START Input rows

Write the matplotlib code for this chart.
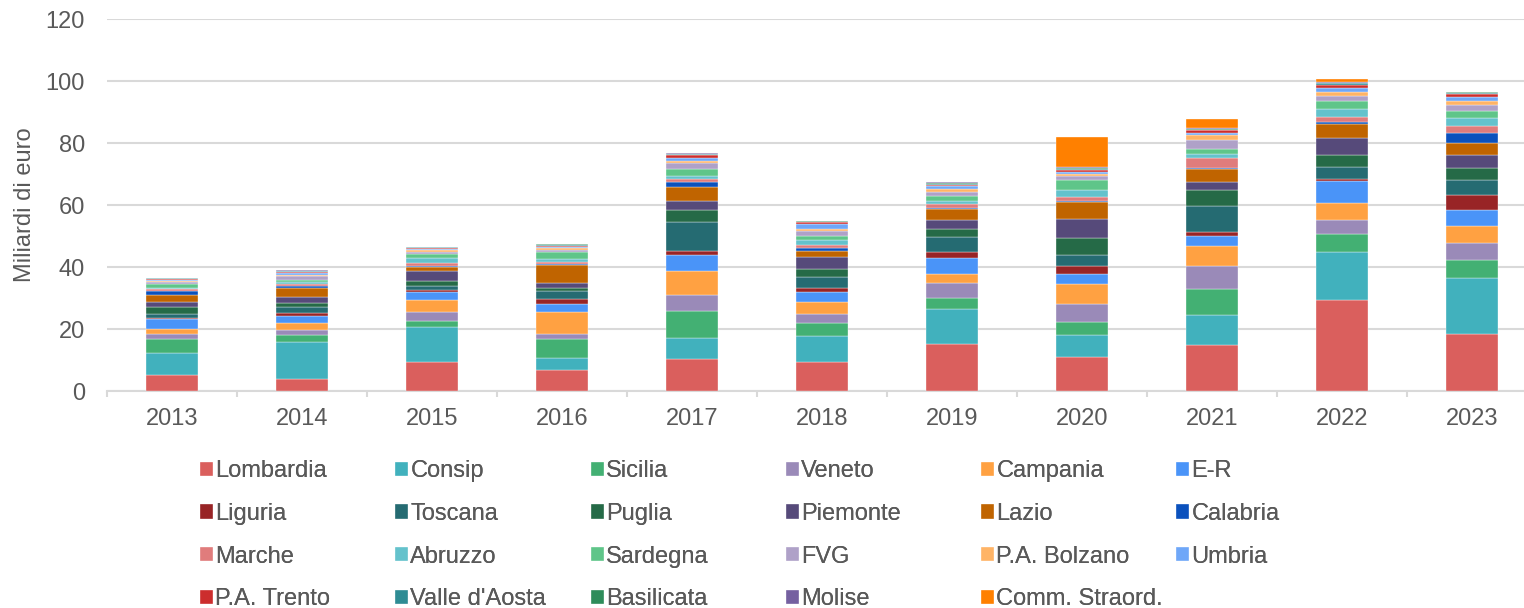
import numpy as np
import matplotlib
matplotlib.use("Agg")
import matplotlib.pyplot as plt

plt.rcParams['font.family'] = ['Liberation Sans', 'DejaVu Sans']

years = ['2013', '2014', '2015', '2016', '2017', '2018', '2019', '2020', '2021', '2022', '2023']

# miliardi di euro per soggetto aggregatore (dal basso verso l'alto)
lombardia = [5.2, 3.9, 9.5, 6.9, 10.2, 9.4, 15.1, 11.0, 14.7, 29.4, 18.3]
consip = [7.2, 12.0, 11.2, 3.8, 6.9, 8.2, 11.5, 7.0, 9.9, 15.5, 18.1]
sicilia = [4.4, 2.3, 1.9, 6.1, 8.8, 4.3, 3.3, 4.4, 8.2, 5.6, 6.0]
veneto = [1.5, 1.5, 3.0, 1.7, 5.2, 3.0, 4.9, 5.6, 7.6, 4.7, 5.4]
campania = [1.8, 2.3, 3.8, 7.0, 7.6, 3.7, 2.8, 6.5, 6.5, 5.3, 5.5]
emilia_romagna = [3.1, 2.2, 2.5, 2.7, 5.3, 3.4, 5.3, 3.2, 3.1, 7.1, 5.2]
liguria = [0.4, 1.1, 0.7, 1.5, 1.1, 1.3, 1.8, 2.6, 1.2, 0.9, 4.8]
toscana = [1.2, 1.9, 1.4, 2.6, 9.3, 3.6, 5.0, 3.5, 8.4, 3.9, 4.7]
puglia = [2.3, 1.2, 1.5, 0.9, 3.9, 2.5, 2.6, 5.7, 5.1, 3.8, 4.0]
piemonte = [1.6, 2.0, 3.2, 1.7, 2.9, 3.8, 2.8, 5.9, 2.8, 5.5, 4.0]
lazio = [2.3, 2.9, 1.2, 5.6, 4.7, 2.0, 3.7, 5.6, 4.0, 4.5, 4.0]
calabria = [1.3, 0.7, 0.5, 0.5, 1.5, 0.8, 0.2, 0.3, 0.5, 0.7, 3.1]
marche = [0.5, 0.6, 0.8, 0.5, 1.1, 1.2, 1.4, 1.2, 3.1, 1.5, 2.5]
abruzzo = [0.5, 0.6, 1.8, 1.0, 0.9, 1.4, 0.9, 2.2, 1.4, 2.5, 2.6]
sardegna = [1.3, 0.6, 1.3, 2.3, 2.3, 1.4, 1.7, 3.4, 1.5, 2.6, 2.2]
fvg = [0.5, 1.3, 0.5, 0.7, 1.9, 1.5, 1.3, 1.4, 3.1, 1.7, 1.9]
bolzano = [0.5, 0.4, 0.6, 0.5, 0.6, 0.9, 0.9, 0.6, 1.4, 1.3, 1.2]
umbria = [0.3, 0.5, 0.4, 0.4, 1.1, 1.6, 1.0, 0.6, 0.8, 1.2, 1.2]
trento = [0.2, 0.3, 0.3, 0.3, 0.7, 0.4, 0.4, 0.7, 0.8, 1.1, 1.1]
valle_aosta = [0.2, 0.3, 0.2, 0.3, 0.3, 0.2, 0.3, 0.3, 0.2, 0.4, 0.3]
basilicata = [0.1, 0.2, 0.2, 0.3, 0.3, 0.2, 0.3, 0.3, 0.2, 0.3, 0.3]
molise = [0.1, 0.2, 0.1, 0.2, 0.2, 0.2, 0.2, 0.2, 0.2, 0.3, 0.1]
comm_straord = [0, 0, 0, 0, 0, 0, 0, 9.6, 3.1, 0.7, 0]

labels = ['Lombardia', 'Consip', 'Sicilia', 'Veneto', 'Campania', 'E-R',
          'Liguria', 'Toscana', 'Puglia', 'Piemonte', 'Lazio', 'Calabria',
          'Marche', 'Abruzzo', 'Sardegna', 'FVG', 'P.A. Bolzano', 'Umbria',
          'P.A. Trento', "Valle d'Aosta", 'Basilicata', 'Molise', 'Comm. Straord.']
series = [lombardia, consip, sicilia, veneto, campania, emilia_romagna,
          liguria, toscana, puglia, piemonte, lazio, calabria,
          marche, abruzzo, sardegna, fvg, bolzano, umbria,
          trento, valle_aosta, basilicata, molise, comm_straord]
colors = ['#DA5F5D', '#41B1BD', '#43B073', '#9A8AB8', '#FFA142', '#4A94F8',
          '#982426', '#256B72', '#256A47', '#564A7A', '#C06400', '#0B51BD',
          '#E07C7C', '#64C2CC', '#5FC589', '#AFA1C8', '#FFB466', '#6FA7F8',
          '#CC2D2D', '#2E8C94', '#2E8C5A', '#7560A0', '#FF8000']

txt = '#595959'
grid = '#D9D9D9'

fig = plt.figure(figsize=(15.24, 6.08), dpi=100)
ax = fig.add_axes([107 / 1524, 1 - 391 / 608, (1524 - 107) / 1524, 372 / 608])

x = np.arange(len(years))
bottom = np.zeros(len(years))
handles = []
for lab, vals, col in zip(labels, series, colors):
    b = ax.bar(x, vals, 0.4, bottom=bottom, color=col, label=lab,
               edgecolor='white', linewidth=0.25, zorder=3)
    handles.append(b)
    bottom += np.array(vals)

ax.set_yticks(range(0, 121, 20))
ax.set_xticks(x)
ax.set_xticklabels(years)
ax.set_xticks(np.arange(-0.5, 10.6, 1), minor=True)
ax.set_ylim(0, 120)
ax.set_xlim(-0.5, 10.4)
ax.yaxis.grid(True, color=grid, linewidth=1.5, zorder=0)
ax.set_axisbelow(True)
for s in ['top', 'right', 'left']:
    ax.spines[s].set_visible(False)
ax.spines['bottom'].set_color(grid)
ax.spines['bottom'].set_linewidth(1.5)
ax.tick_params(axis='y', length=0, pad=16, labelsize=17, labelcolor=txt)
ax.tick_params(axis='x', which='major', length=0, pad=12, labelsize=17, labelcolor=txt)
ax.tick_params(axis='x', which='minor', length=4, width=1.5, color=grid)

fig.text(25 / 1524, 1 - 205 / 608, 'Miliardi di euro', rotation=90,
         ha='center', va='center', fontsize=17, color=txt)

# legenda: 6 colonne, riempite per riga
col_x = [200, 395, 591, 786, 981, 1176]
for c in range(6):
    idx = list(range(c, len(labels), 6))
    leg = fig.legend([handles[i] for i in idx], [labels[i] for i in idx],
                     loc='upper left', bbox_to_anchor=(col_x[c] / 1524, 1 - 460 / 608),
                     ncol=1, frameon=False, fontsize=17, labelcolor=txt,
                     handlelength=0.55, handleheight=0.55, handletextpad=0.1,
                     labelspacing=0.88, borderpad=0, borderaxespad=0)
    fig.add_artist(leg)

fig.savefig('out.png', dpi=100)
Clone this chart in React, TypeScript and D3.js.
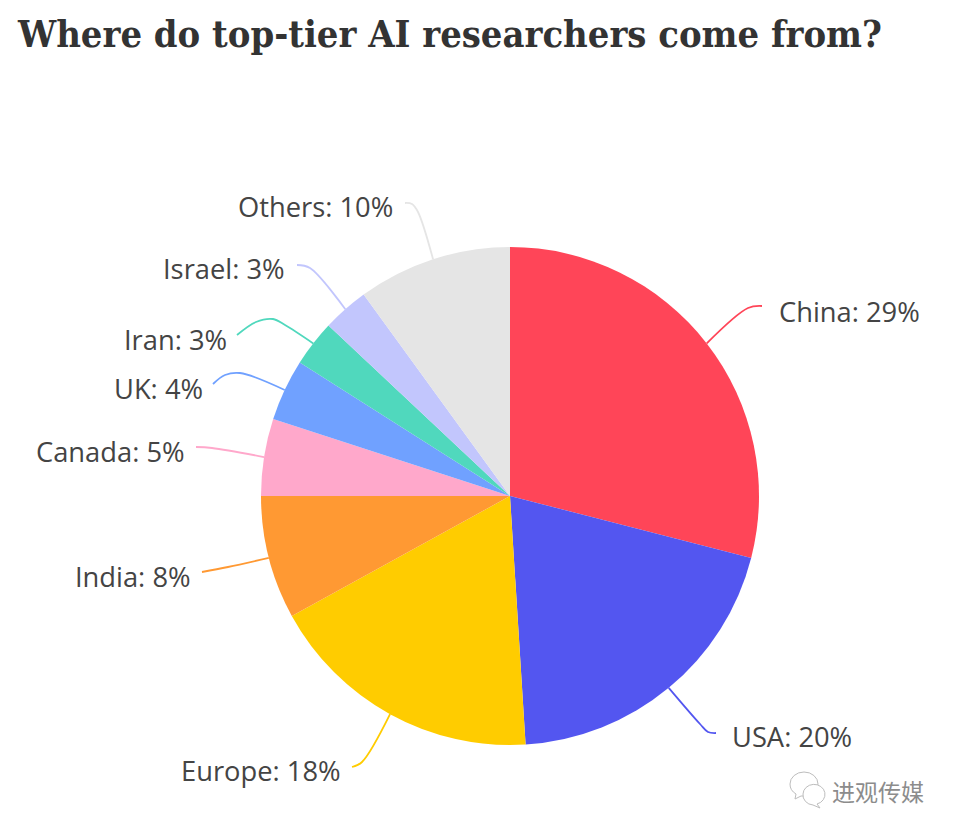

END Input rows

§ Work required: Exclude the images and reproduce the remaining data exactly.

§ Result for this task:
Write the matplotlib code for this chart.
import numpy as np
import matplotlib
matplotlib.use("Agg")
import matplotlib.pyplot as plt

plt.rcParams['font.family'] = ['Liberation Sans', 'DejaVu Sans']

years = ['2013', '2014', '2015', '2016', '2017', '2018', '2019', '2020', '2021', '2022', '2023']

# miliardi di euro per soggetto aggregatore (dal basso verso l'alto)
lombardia = [5.2, 3.9, 9.5, 6.9, 10.2, 9.4, 15.1, 11.0, 14.7, 29.4, 18.3]
consip = [7.2, 12.0, 11.2, 3.8, 6.9, 8.2, 11.5, 7.0, 9.9, 15.5, 18.1]
sicilia = [4.4, 2.3, 1.9, 6.1, 8.8, 4.3, 3.3, 4.4, 8.2, 5.6, 6.0]
veneto = [1.5, 1.5, 3.0, 1.7, 5.2, 3.0, 4.9, 5.6, 7.6, 4.7, 5.4]
campania = [1.8, 2.3, 3.8, 7.0, 7.6, 3.7, 2.8, 6.5, 6.5, 5.3, 5.5]
emilia_romagna = [3.1, 2.2, 2.5, 2.7, 5.3, 3.4, 5.3, 3.2, 3.1, 7.1, 5.2]
liguria = [0.4, 1.1, 0.7, 1.5, 1.1, 1.3, 1.8, 2.6, 1.2, 0.9, 4.8]
toscana = [1.2, 1.9, 1.4, 2.6, 9.3, 3.6, 5.0, 3.5, 8.4, 3.9, 4.7]
puglia = [2.3, 1.2, 1.5, 0.9, 3.9, 2.5, 2.6, 5.7, 5.1, 3.8, 4.0]
piemonte = [1.6, 2.0, 3.2, 1.7, 2.9, 3.8, 2.8, 5.9, 2.8, 5.5, 4.0]
lazio = [2.3, 2.9, 1.2, 5.6, 4.7, 2.0, 3.7, 5.6, 4.0, 4.5, 4.0]
calabria = [1.3, 0.7, 0.5, 0.5, 1.5, 0.8, 0.2, 0.3, 0.5, 0.7, 3.1]
marche = [0.5, 0.6, 0.8, 0.5, 1.1, 1.2, 1.4, 1.2, 3.1, 1.5, 2.5]
abruzzo = [0.5, 0.6, 1.8, 1.0, 0.9, 1.4, 0.9, 2.2, 1.4, 2.5, 2.6]
sardegna = [1.3, 0.6, 1.3, 2.3, 2.3, 1.4, 1.7, 3.4, 1.5, 2.6, 2.2]
fvg = [0.5, 1.3, 0.5, 0.7, 1.9, 1.5, 1.3, 1.4, 3.1, 1.7, 1.9]
bolzano = [0.5, 0.4, 0.6, 0.5, 0.6, 0.9, 0.9, 0.6, 1.4, 1.3, 1.2]
umbria = [0.3, 0.5, 0.4, 0.4, 1.1, 1.6, 1.0, 0.6, 0.8, 1.2, 1.2]
trento = [0.2, 0.3, 0.3, 0.3, 0.7, 0.4, 0.4, 0.7, 0.8, 1.1, 1.1]
valle_aosta = [0.2, 0.3, 0.2, 0.3, 0.3, 0.2, 0.3, 0.3, 0.2, 0.4, 0.3]
basilicata = [0.1, 0.2, 0.2, 0.3, 0.3, 0.2, 0.3, 0.3, 0.2, 0.3, 0.3]
molise = [0.1, 0.2, 0.1, 0.2, 0.2, 0.2, 0.2, 0.2, 0.2, 0.3, 0.1]
comm_straord = [0, 0, 0, 0, 0, 0, 0, 9.6, 3.1, 0.7, 0]

labels = ['Lombardia', 'Consip', 'Sicilia', 'Veneto', 'Campania', 'E-R',
          'Liguria', 'Toscana', 'Puglia', 'Piemonte', 'Lazio', 'Calabria',
          'Marche', 'Abruzzo', 'Sardegna', 'FVG', 'P.A. Bolzano', 'Umbria',
          'P.A. Trento', "Valle d'Aosta", 'Basilicata', 'Molise', 'Comm. Straord.']
series = [lombardia, consip, sicilia, veneto, campania, emilia_romagna,
          liguria, toscana, puglia, piemonte, lazio, calabria,
          marche, abruzzo, sardegna, fvg, bolzano, umbria,
          trento, valle_aosta, basilicata, molise, comm_straord]
colors = ['#DA5F5D', '#41B1BD', '#43B073', '#9A8AB8', '#FFA142', '#4A94F8',
          '#982426', '#256B72', '#256A47', '#564A7A', '#C06400', '#0B51BD',
          '#E07C7C', '#64C2CC', '#5FC589', '#AFA1C8', '#FFB466', '#6FA7F8',
          '#CC2D2D', '#2E8C94', '#2E8C5A', '#7560A0', '#FF8000']

txt = '#595959'
grid = '#D9D9D9'

fig = plt.figure(figsize=(15.24, 6.08), dpi=100)
ax = fig.add_axes([107 / 1524, 1 - 391 / 608, (1524 - 107) / 1524, 372 / 608])

x = np.arange(len(years))
bottom = np.zeros(len(years))
handles = []
for lab, vals, col in zip(labels, series, colors):
    b = ax.bar(x, vals, 0.4, bottom=bottom, color=col, label=lab,
               edgecolor='white', linewidth=0.25, zorder=3)
    handles.append(b)
    bottom += np.array(vals)

ax.set_yticks(range(0, 121, 20))
ax.set_xticks(x)
ax.set_xticklabels(years)
ax.set_xticks(np.arange(-0.5, 10.6, 1), minor=True)
ax.set_ylim(0, 120)
ax.set_xlim(-0.5, 10.4)
ax.yaxis.grid(True, color=grid, linewidth=1.5, zorder=0)
ax.set_axisbelow(True)
for s in ['top', 'right', 'left']:
    ax.spines[s].set_visible(False)
ax.spines['bottom'].set_color(grid)
ax.spines['bottom'].set_linewidth(1.5)
ax.tick_params(axis='y', length=0, pad=16, labelsize=17, labelcolor=txt)
ax.tick_params(axis='x', which='major', length=0, pad=12, labelsize=17, labelcolor=txt)
ax.tick_params(axis='x', which='minor', length=4, width=1.5, color=grid)

fig.text(25 / 1524, 1 - 205 / 608, 'Miliardi di euro', rotation=90,
         ha='center', va='center', fontsize=17, color=txt)

# legenda: 6 colonne, riempite per riga
col_x = [200, 395, 591, 786, 981, 1176]
for c in range(6):
    idx = list(range(c, len(labels), 6))
    leg = fig.legend([handles[i] for i in idx], [labels[i] for i in idx],
                     loc='upper left', bbox_to_anchor=(col_x[c] / 1524, 1 - 460 / 608),
                     ncol=1, frameon=False, fontsize=17, labelcolor=txt,
                     handlelength=0.55, handleheight=0.55, handletextpad=0.1,
                     labelspacing=0.88, borderpad=0, borderaxespad=0)
    fig.add_artist(leg)

fig.savefig('out.png', dpi=100)
Clone this chart in React, TypeScript and D3.js.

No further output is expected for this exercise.